Some suspect we can solve this by learning from more kinds of data. Besides award data, we can learn from post-award data, including the evaluations of bidders’ performance. However, post-award data is hardly ever available. Without it, the record of a contract is incomplete. Moreover, in case of learning from data for decision support we combine conflicting incentives of decision arbiters and data collectors, who are often the same in public procurement. For instance, a winning bidder may receive a favourable evaluation despite its meagre delivery on the awarded contracts thanks to its above-standard relationship with the civil servant administering the contracts.

In Logics and practices of transparency and opacity in real-world applications of public sector machine learning Michael Veale suggests that we need to carefully select what data gets disclosed to combine “transparency for better decision-making and opacity to mitigate internal and external gaming.” We need to balance publishing open data to achieve transparency with the use of opacity to avoid gaming the rules of public procurement. Apart from data selection, pre-processing training data for decision support is of key importance. In our data-driven culture, engineering data may displace engineering software, as Andrej Karpathy argues in Software 2.0. Careful data pre-processing may help avoid overfitting to biases that contaminate the public procurement data.
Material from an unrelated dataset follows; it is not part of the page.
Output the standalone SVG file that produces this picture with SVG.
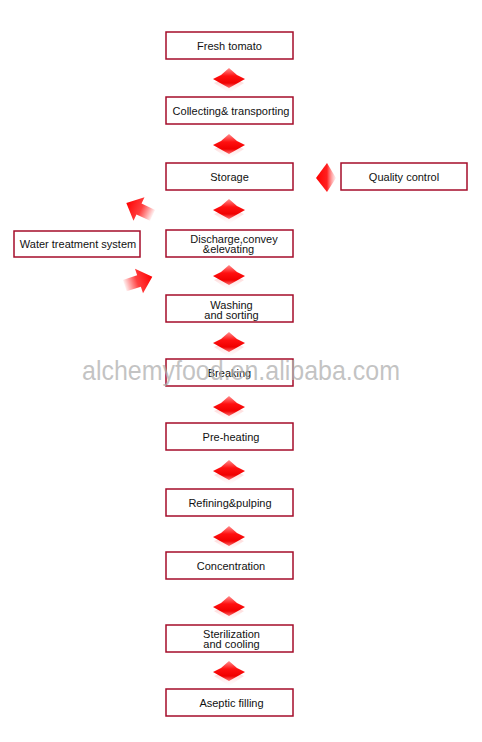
<svg xmlns="http://www.w3.org/2000/svg" width="482" height="742" viewBox="0 0 482 742">
<defs>
<style>
.box{fill:#fff;stroke:#a50d2a;stroke-width:1.5}
.t{font-family:"Liberation Sans",Arial,sans-serif;font-size:11px;fill:#111;text-anchor:middle}
.wm{font-family:"Liberation Sans",Arial,sans-serif;font-size:28px;fill:#b0b0b0;fill-opacity:0.75}
</style>
<linearGradient id="gd" x1="0" y1="0" x2="0" y2="1">
<stop offset="0" stop-color="#ff9090"/>
<stop offset="0.4" stop-color="#ff1010"/>
<stop offset="0.75" stop-color="#f00000"/>
<stop offset="1" stop-color="#ff7070"/>
</linearGradient>
<linearGradient id="gf" x1="0" y1="0" x2="0" y2="1">
<stop offset="0" stop-color="#ff9999" stop-opacity="0.8"/>
<stop offset="1" stop-color="#ffdddd" stop-opacity="0"/>
</linearGradient>
<linearGradient id="gs" x1="0" y1="0" x2="1" y2="0">
<stop offset="0" stop-color="#ff0000" stop-opacity="0.05"/>
<stop offset="0.45" stop-color="#ff1010" stop-opacity="0.8"/>
<stop offset="1" stop-color="#ff0000"/>
</linearGradient>
<linearGradient id="gq" x1="0" y1="0" x2="1" y2="0">
<stop offset="0" stop-color="#ff0000"/>
<stop offset="0.55" stop-color="#ff2020"/>
<stop offset="1" stop-color="#ff8080" stop-opacity="0.1"/>
</linearGradient>
<g id="down">
<path d="M0,7 L10,13 L15,15 L0,25 L-15,15 L-10,13 Z" fill="url(#gf)"/>
<path d="M0,0 L8,7 L16,11 L0,20 L-16,11 L-8,7 Z" fill="url(#gd)"/>
</g>
<path id="side" d="M-15,-6 L0,-6 L0,-13 L14,0 L0,13 L0,6 L-15,6 Z" fill="url(#gs)"/>
</defs>
<rect width="482" height="742" fill="#fff"/>

<g id="connectors">
<use href="#down" x="229" y="68"/>
<use href="#down" x="229" y="134"/>
<use href="#down" x="229" y="199"/>
<use href="#down" x="229" y="265"/>
<use href="#down" x="229" y="332"/>
<use href="#down" x="229" y="396"/>
<use href="#down" x="229" y="460"/>
<use href="#down" x="229" y="526"/>
<use href="#down" x="229" y="596"/>
<use href="#down" x="229" y="661"/>
<path d="M327,163 L316,178 L327,192 L336,178 Z" fill="url(#gq)"/>
<use href="#side" transform="translate(139,209) rotate(205)"/>
<use href="#side" transform="translate(139,281) rotate(-18)"/>
</g>

<g id="fresh"><rect class="box" x="166" y="32" width="127" height="27"/><text class="t" x="229.5" y="49.5">Fresh tomato</text></g>
<g id="collecting"><rect class="box" x="166" y="97" width="127" height="27"/><text class="t" x="231" y="114.5">Collecting&amp; transporting</text></g>
<g id="storage"><rect class="box" x="166" y="163" width="127" height="27"/><text class="t" x="229.5" y="180.5">Storage</text></g>
<g id="quality"><rect class="box" x="341" y="163" width="126" height="27"/><text class="t" x="404" y="180.5">Quality control</text></g>
<g id="water"><rect class="box" x="14" y="231" width="126" height="26"/><text class="t" x="78" y="248">Water treatment system</text></g>
<g id="discharge"><rect class="box" x="166" y="230" width="127" height="27"/><text class="t" x="234" y="243">Discharge,convey</text><text class="t" x="228.5" y="253">&amp;elevating</text></g>
<g id="washing"><rect class="box" x="166" y="295" width="127" height="27"/><text class="t" x="231.5" y="308.5">Washing</text><text class="t" x="231.5" y="318.5">and sorting</text></g>
<g id="breaking"><rect class="box" x="166" y="359" width="127" height="27"/><text class="t" x="229.5" y="377">Breaking</text></g>
<g id="preheating"><rect class="box" x="166" y="423" width="127" height="27"/><text class="t" x="231" y="440.5">Pre-heating</text></g>
<g id="refining"><rect class="box" x="166" y="489" width="127" height="27"/><text class="t" x="230" y="506.5">Refining&amp;pulping</text></g>
<g id="concentration"><rect class="box" x="166" y="552" width="127" height="27"/><text class="t" x="231" y="569.5">Concentration</text></g>
<g id="sterilization"><rect class="box" x="166" y="625" width="127" height="27"/><text class="t" x="231.5" y="637.5">Sterilization</text><text class="t" x="231.5" y="647.5">and cooling</text></g>
<g id="aseptic"><rect class="box" x="166" y="689" width="127" height="27"/><text class="t" x="231.5" y="706.5">Aseptic filling</text></g>

<text class="wm" x="82" y="380" textLength="318" lengthAdjust="spacingAndGlyphs">alchemyfood.en.alibaba.com</text>
</svg>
Neither technology nor history is neutral. In fact, history always favours the winners. Winners of public contracts are thus always seen in favourable light in public procurement data. Moreover, data is not an objective record of the public procurement history. Therefore, we cannot restrict ourselves to copy-pasting from history of public procurement by a mechanical application of machine learning oblivious of the limitations of its training data. On this note in the context of the criminal justice system, the Raw data podcast asks: “Given that algorithms are trained on historical data – data that holds the weight of hundreds of years of racial discrimination – how do we evaluate the fairness and efficacy of these tools?” Nevertheless, how to escape this weight of history in machine learning is not yet well explored.